PORTUGUESES QUASE ESQUECIDOS - 1
Todos nos lembramos da Passarola do Padre Bartolomeu de Gusmão, o primeiro português que sustentadamente levantou os pés do chão passando por cima de vilas e cidades, mas poucos saberão que ele tinha um irmão chamado Alexandre.
E quem foi esse tal Alexandre de Gusmão? Pois foi «só» Primeiro Ministro de Portugal.
À época, reinava D. João V, o título que se dava a quem chefiava o Governo era Escrivão da Puridade significando aquele que era confidente do Rei e lhe guardava os segredos. Há biografias que o apresentam como Secretário do Rei (ou até mesmo como Secretário Privado do Rei) mas não me parece que alguém que se limitasse a secretariar o Rei quer pública quer privadamente, organizando-lhe a agenda, mandando entrar nos aposentos reais quem se apresentasse a despacho ou enviasse ao destino missivas privadas mais ou menos secretas a alguma das favoritas de Sua Majestade, pudesse negociar Tratados internacionais. O Escrivão da Puridade não se encarregava da agenda nem da alcova reais e também não desempenhava funções meramente protocolares, ia a despacho com o Rei para assuntos de Estado da maior relevância para a Coroa e, portanto, não o podemos hoje equiparar a um Secretário mas sim a um autêntico Primeiro Ministro.

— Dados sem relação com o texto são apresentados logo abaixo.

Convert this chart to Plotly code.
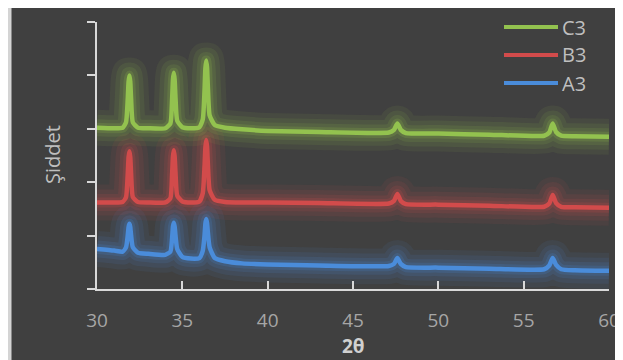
import plotly.graph_objects as go

# ---------------- data ----------------
two_theta = [30, 31, 31.5, 31.7, 31.8, 31.85, 31.9, 31.95, 32.0, 32.1, 32.4, 33, 34,
             34.3, 34.4, 34.45, 34.5, 34.55, 34.6, 34.7, 35.0, 35.5, 36.0,
             36.2, 36.3, 36.35, 36.4, 36.45, 36.5, 36.6, 36.9, 37.5, 38.5, 40, 43,
             47.1, 47.4, 47.6, 47.8, 48.1, 50, 53, 56.2, 56.5, 56.7, 56.9, 57.2, 58, 60]

c3 = [3.02, 3.01, 3.02, 3.12, 3.55, 3.88, 4.00, 3.88, 3.55, 3.12, 3.02, 3.01, 3.01,
      3.10, 3.55, 3.92, 4.05, 3.92, 3.58, 3.15, 3.03, 3.01, 3.03,
      3.18, 3.72, 4.13, 4.28, 4.14, 3.76, 3.25, 3.07, 3.02, 2.99, 2.96, 2.94,
      2.93, 2.98, 3.10, 2.98, 2.92, 2.91, 2.89, 2.87, 2.93, 3.10, 2.94, 2.87, 2.86, 2.85]

b3 = [1.62, 1.62, 1.63, 1.72, 2.15, 2.47, 2.58, 2.47, 2.15, 1.72, 1.63, 1.62, 1.62,
      1.70, 2.15, 2.48, 2.60, 2.48, 2.18, 1.75, 1.64, 1.62, 1.64,
      1.80, 2.30, 2.65, 2.79, 2.66, 2.32, 1.85, 1.67, 1.63, 1.62, 1.62, 1.61,
      1.60, 1.65, 1.78, 1.65, 1.59, 1.58, 1.56, 1.54, 1.60, 1.76, 1.61, 1.54, 1.53, 1.52]

a3 = [0.75, 0.72, 0.70, 0.78, 1.00, 1.16, 1.22, 1.16, 1.00, 0.78, 0.68, 0.66, 0.64,
      0.70, 0.95, 1.17, 1.24, 1.17, 1.00, 0.75, 0.60, 0.57, 0.58,
      0.72, 1.00, 1.22, 1.31, 1.23, 1.05, 0.78, 0.58, 0.52, 0.48, 0.46, 0.44,
      0.43, 0.47, 0.58, 0.47, 0.41, 0.40, 0.38, 0.37, 0.44, 0.58, 0.45, 0.37, 0.35, 0.34]

series_names = ["C3", "B3", "A3"]
x_ticks = [30, 35, 40, 45, 50, 55, 60]
y_ticks = [0, 1, 2, 3, 4, 5]

# ---------------- style ----------------
colors = {"C3": (147, 194, 79), "B3": (210, 75, 75), "A3": (74, 140, 218)}
BG = "#404040"
AX = "#d9d9d9"
TXT = "#a6a6a6"
FONT = "Open Sans"

series = {"C3": c3, "B3": b3, "A3": a3}
fig = go.Figure()

glow_layers = [(36, 0.08), (26, 0.10), (17, 0.13), (10, 0.18)]
for name in ["A3", "B3", "C3"]:
    r, g, b = colors[name]
    for w, a in glow_layers:
        fig.add_trace(go.Scatter(x=two_theta, y=series[name], mode="lines",
                                 line=dict(color=f"rgba({r},{g},{b},{a})", width=w,
                                           shape="spline", smoothing=0.5),
                                 hoverinfo="skip", showlegend=False))
for name in ["A3", "B3", "C3"]:
    r, g, b = colors[name]
    fig.add_trace(go.Scatter(x=two_theta, y=series[name], mode="lines", name=name,
                             line=dict(color=f"rgb({r},{g},{b})", width=4.5,
                                       shape="spline", smoothing=0.5),
                             showlegend=False))

# page body adds an 8px offset; figure pixel coords = screen - 8
OFF = 8
FW, FH = 623 - OFF, 360 - OFF
L, R, T, B = 97 - OFF, 609 - OFF, 22 - OFF, 289 - OFF
W, H = R - L, B - T


def px(xs):  # screen x pixel -> paper
    return (xs - OFF - L) / W


def py(ys):  # screen y pixel -> paper
    return (B - (ys - OFF)) / H


shapes = []
# light border strip at left
shapes.append(dict(type="rect", xref="paper", yref="paper", x0=px(8), x1=px(11.5),
                   y0=py(360), y1=py(8), fillcolor="#d4d4d4", line=dict(width=0), layer="below"))

# custom legend
annotations = []
legend_rows = {"C3": 27, "B3": 55, "A3": 83}
for name in series_names:
    r, g, b = colors[name]
    yy = py(legend_rows[name])
    shapes.append(dict(type="line", xref="paper", yref="paper", x0=px(504), x1=px(558),
                       y0=yy, y1=yy, line=dict(color=f"rgb({r},{g},{b})", width=4)))
    annotations.append(dict(text=name, xref="paper", yref="paper", x=px(560), y=yy,
                            xanchor="left", yanchor="middle", showarrow=False,
                            font=dict(family=FONT, size=20, color="#bfbfbf")))

annotations.append(dict(text="<b>2θ</b>", xref="paper", yref="paper", x=px(353), y=py(346),
                        xanchor="center", yanchor="middle", showarrow=False,
                        font=dict(family=FONT, size=19, color="#d0d0d0")))
annotations.append(dict(text="Şiddet", xref="paper", yref="paper", x=px(52), y=py(155),
                        xanchor="center", yanchor="middle", showarrow=False, textangle=-90,
                        font=dict(family=FONT, size=20, color="#bfbfbf")))

fig.update_layout(
    width=FW, height=FH,
    margin=dict(l=L, r=FW - R, t=T, b=FH - B, autoexpand=False),
    paper_bgcolor=BG, plot_bgcolor=BG,
    shapes=shapes, annotations=annotations,
    showlegend=False,
    font=dict(family=FONT, color=TXT),
)
fig.update_xaxes(range=[30, 60], tickvals=x_ticks, ticks="inside", ticklen=8, tickwidth=1.5,
                 tickcolor=AX, showline=True, linecolor=AX, linewidth=1.5, showgrid=False,
                 zeroline=False, tickfont=dict(family=FONT, size=19, color=TXT),
                 ticklabelstandoff=13)
fig.update_yaxes(range=[0, 5], tickvals=y_ticks, ticks="outside", ticklen=8, tickwidth=1.5,
                 tickcolor=AX, showline=True, linecolor=AX, linewidth=1.5, showgrid=False,
                 zeroline=False, showticklabels=False)

fig.write_html("out.html")
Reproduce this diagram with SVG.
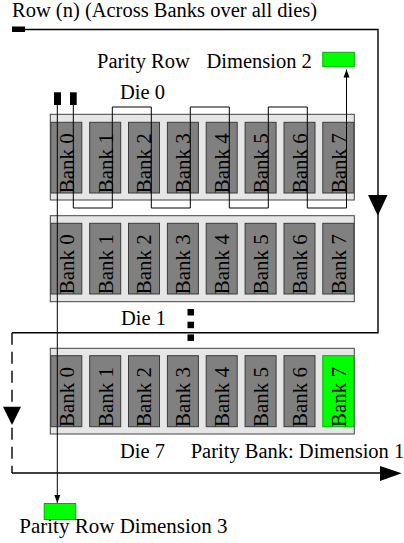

E se Alexandre de Gusmão foi nomeado para essas funções já depois de D. João V ter tido a trombose que o tolheu do lado esquerdo, note-se que o primeiro Escrivão da Puridade que D. João V tivera, logo após a coroação, fora D. Tomás de Almeida, então Bispo de Lamego, que mais tarde viria a ser o primeiro Cardeal Patriarca de Lisboa. Claramente, não estamos a referir Secretários.
A liderança de Alexandre de Gusmão foi decisiva na negociação do Tratado de Madrid assinado em 13 de Janeiro de 1750 ao abrigo do qual se obteve para Portugal o reconhecimento europeu da realidade das fronteiras do Brasil, pois o uti possidetis [1] e não Tordesilhas, traçavam as linhas de fronteira – a acção dos bandeirantes sendo reconhecida como mais forte do que as linhas imaginadas no século XV. Foi com base nesse Tratado que se estabeleceu o princípio do equilíbrio geográfico, ficando para Portugal a bacia fluvial do Amazonas e para Espanha a do rio da Prata.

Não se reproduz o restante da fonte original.